SAP HCP pricing is here but the site is almost unusable
- Summary:
- SAP's HCP pricing and commerce site was launched today. But it is a very messy affair and appears to have been rushed out.
There is no kind way to sugar coat this. SAP has released public pricing for its SAP HANA Cloud Platform (HCP.) This should be a cause for celebration because pricing has always been something that SAP has held close to its corporate chest and there is at least one great offer on deck. Unfortunately, the site as I am seeing it, is a disaster area with a combination of confused pricing, dead links that fire up secondary browsers that in turn provide nothing of use and an application store that has all the coherence of a house clearance.
I first heard about the news via a Nuzzel alert and it seems that 22 people blithely retweeted it without checking it out.
It started out so well
Here is what we have. SAP laid out a series of scenarios under four broad groups: Get Started, SME, Enterprise and Dev Admin. So far so good. Under those headings we find another set of options including the developers favorite: 'Free.' A nice surprise comes in the form of a free production version for 10 users but it does not offer HANA. You get to use a 120MB ASE database. Check this image:
Want the first option? Sign in with your SAP credentials or sign up to get them. The sign up process is very straightforward. So far so good. But this is where things take a downwards turn.
I don't know why I need to contact SAP to get the SAP HCP Free Edition but when I click on the 'Contact SAP' button, this happens:
I was working in Firefox and the above is a very pretty Chrome page. If I go to the SAP HCP page in Chrome and then hit the Contact SAP button then it opens a fresh tab with a mailto: URL. Others have reported that it does this AND opens their email client. I don't use desktop clients for email so I wasn't so fortunate. Here is what Robin van het Hof had to say:
@dahowlett Yup...the 'target=_blank' in the contact button code should not be there :-S cc @steinermatt pic.twitter.com/1ZcLSeDa23
— Robin van het Hof (@Qualiture) July 28, 2015
Then we come to the third option. Notice the 'starts at $507/month' pricing for unlimited users and 32GB of HANA? That's not bad. But when I click on the 'Buy Now' button, the following screen comes up:
At first, I could not make head nor tail of what that price is supposed to represent. I finally figured out that it is asking me to pony up three months in advance and is using a USD/GBP conversion rate of $1.60/£.That fits with HCP HANA pricing for this edition but the point is that the inconsistency in language use between screens and no clear signpost in that sign up area made it initially confusing.

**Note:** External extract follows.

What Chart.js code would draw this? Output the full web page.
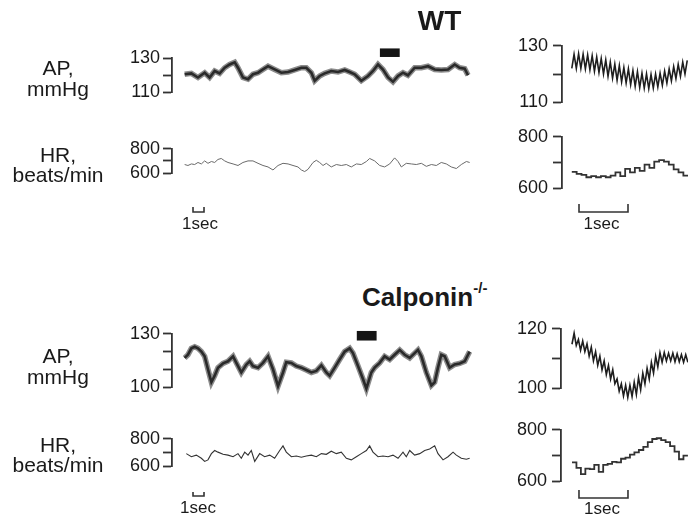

All the other options in the grid are asking me to contact SAP and yes, you guessed it, I got that pesky Chrome screen again.
AppCenter inconsistencies
Moving on to the App Center, I could not believe just how unpolished it looks. Different offerings from third party vendors punch you right out of the site, sometimes to generic web pages and in a few rare cases out to a site that has the product details. In other cases you are taken to a contact page that needs completing rahter than the 'Get It' I was promised on a previous screen. It is hard to fathom how SAP thinks it can encourage developers to operate in this environment.
Apart from that, I don't see how SAP has adequate control over the offerings unless they are purely there as window dressing. If so then I can kind of buy that; but then SAP hasn't made any progress in the way it was bringing app stores to market around three years ago.
That's a really big problem because any app store isn't just a shop window, it is a user experience. If users get an inconsistent experience then will they put that to one side as their attempting to get through a buying process? I am doubtful.
Needless to say, I quickly gave up.
Back channel is foaming
I contacted various sources in the SAP ecosystem. Nobody is happy. Acknowledging that this is 'embarrassing' and a 'disgrace,' one person close to events said the situation I am seeing has already been escalated.
While I may be reasonably OK with what I am seeing in the pricing structure at first glance, the devil is, once again, in the detail. One person told me there is a furious discussion between some prominent ecosystem users and SAP. People are getting shoved around from one person to another in an attempt to get clarity on the pricing structures. It was described to me as a 'horror story.' Some are asking why there isn't a credit card style checkout system available.
The general sense is that SAP is far from having this right and it is hard to disagree.
My take
- As I said at the top of this story, there is no kind way to sugar coat this mess and even if SAP is trying to resolve the issues, there is no way this should have been pushed into the public domain in the current condition. It smacks of a rushed job where testing was far from complete.
- Situations like this only add fuel to the fire that seeks to ridicule SAP's efforts at 'simple.'
- This situation is bound to add fresh doubts about SAP's seriousness in making a proper fist of cloud platforms and it's claim to be 'all in on the cloud.'
- Shooting itself in the foot in this manner is a gift to SAP competitors. SAP can be sure that competitors' sales people will be quick to point up the facts of the situation to any potential customer looking for a cloud platform to complement their SAP investments.
Update: SAP resolved all the "front door" navigation issues by 8am UK time 29th July.
Disclosure: SAP is a premier partner at time of writing.